As I understand it, wabi sabi is a philosophy and an aesthetic that values things as they are and sees beauty in natural, spontaneous imperfections and asymmetries. Old but valued ceramics are preserved and repaired with great care, sometimes highlighting the repairs with precious metals. I’m no expert. I’m not even average-level knowledgeable about Japanese or Chinese thought or culture. All I know is that everything I’ve ever learned about Taoism, Zen and wabi sabi has helped me to live a better life and be a better person. For that, I am deeply grateful. These ideas have time and time and time again proven to be my unshakable rock in every storm, just like the rock and anchor on today’s card, the Hope card from the Alleyman’s Tarot deck.

Speaking of spontaneous imperfections, the card is mislabeled in the video. The intuitive message from the card was, however, clear, concise and clairaudient (meaning the intuition came as mental words this time instead of the usual clairvoyant mental images.) It came in two parts.

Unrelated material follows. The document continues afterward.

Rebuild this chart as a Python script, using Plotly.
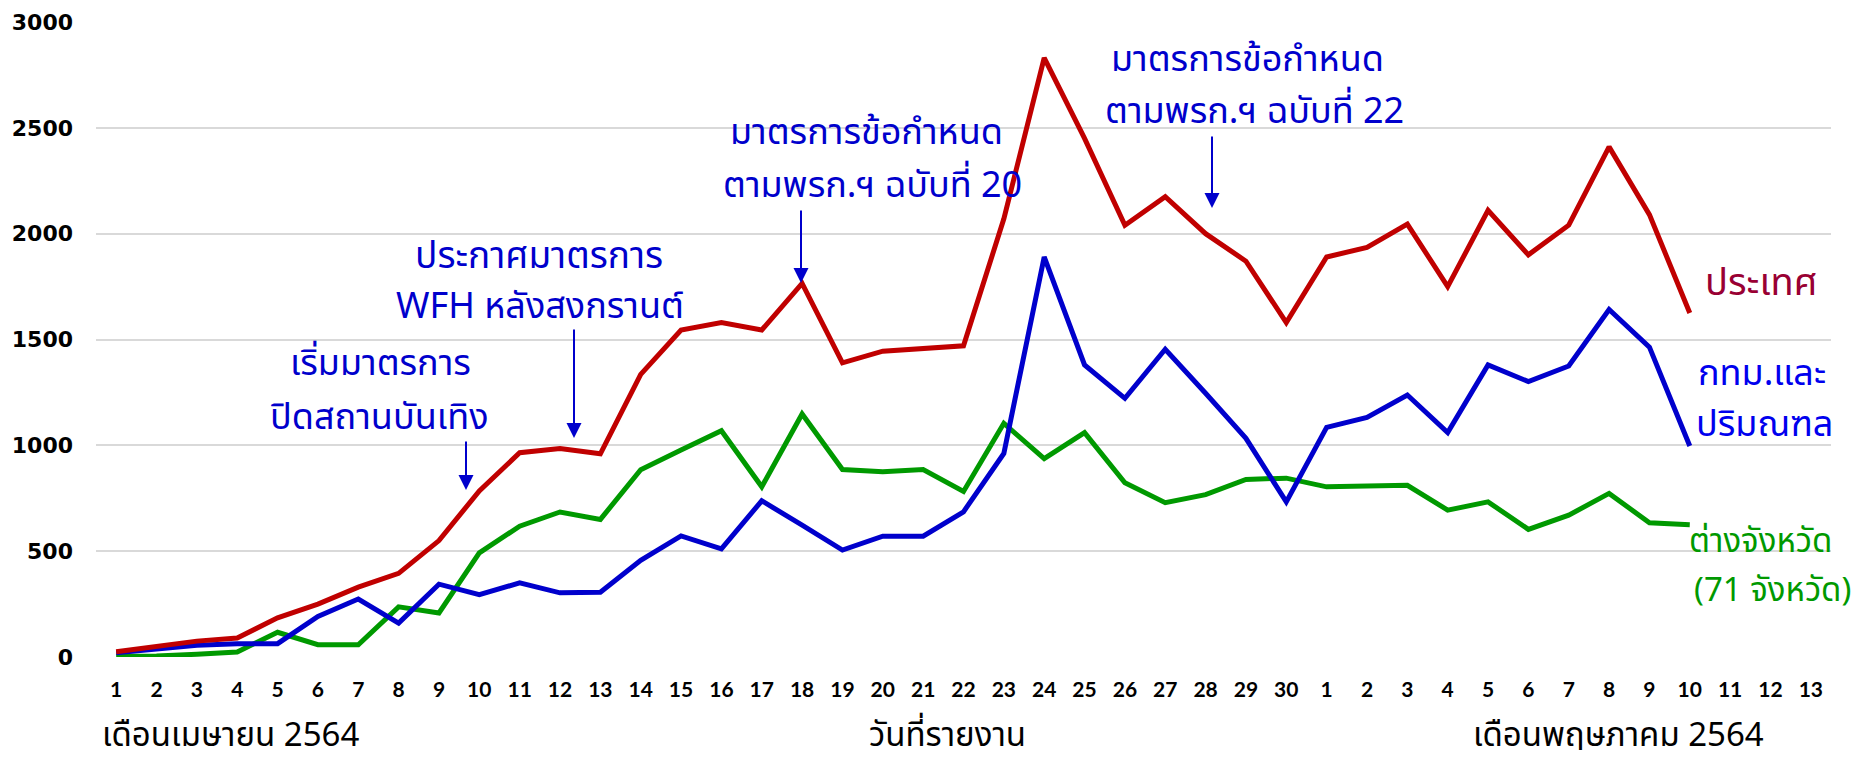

First, “Storms will always come.”

The first noble truth of Buddhism is the truth of suffering. First on the list of world religions on that old 80’s T shirt is Taoism with the assertion that “shit happens.” Things break. Things are uneven. Stuff happens and sooner or later storms always come.

And it’s beautiful, because it is alive and it is real.

L’esperance, as the card is actually named, is a French word meaning hope. Storms will come. Sometimes the only hope is to find a rock and hang on.

The second half of the clairaudient message is “Know your rock.”

A paramedic instructor once told me that if you prepare for the emergency, then the emergency goes away. The same thing applies here. Knowing which ideas and philosophies you can trust makes life’s inevitable stress just that much less intimidating. Question everything. When it comes to beliefs or dogma or other peoples unsupported assertions, questioning is invaluable. It may take a trial by skeptical fire to find out what really is your philosophical storm shelter. If you know your rock, if you know where to find your anchor when the storm comes then you just might make it through to the other side intact enough to glue things back together and paint the cracks with gold.

I’m not here to tell you what your rock or your anchor is or should be. It is difficult, if not impossible for one person to determine that for another. The things I was taught as a child should be my strength and stronghold crumbled to dust and nothing at first contact with adulthood. I’ve since learned that it is much better to scout out the territory for yourself. Trust yourself to know what gives you hope. Trust yourself to lean on ideas and know what holds you up and what doesn’t. Explore new ideas and challenge old ones. Give them all a good hard kick and see if they hold strong for you. If they do, grab on because storms will always come and it pays to know your rock.

Thank you so much for listening. See you at the next sip.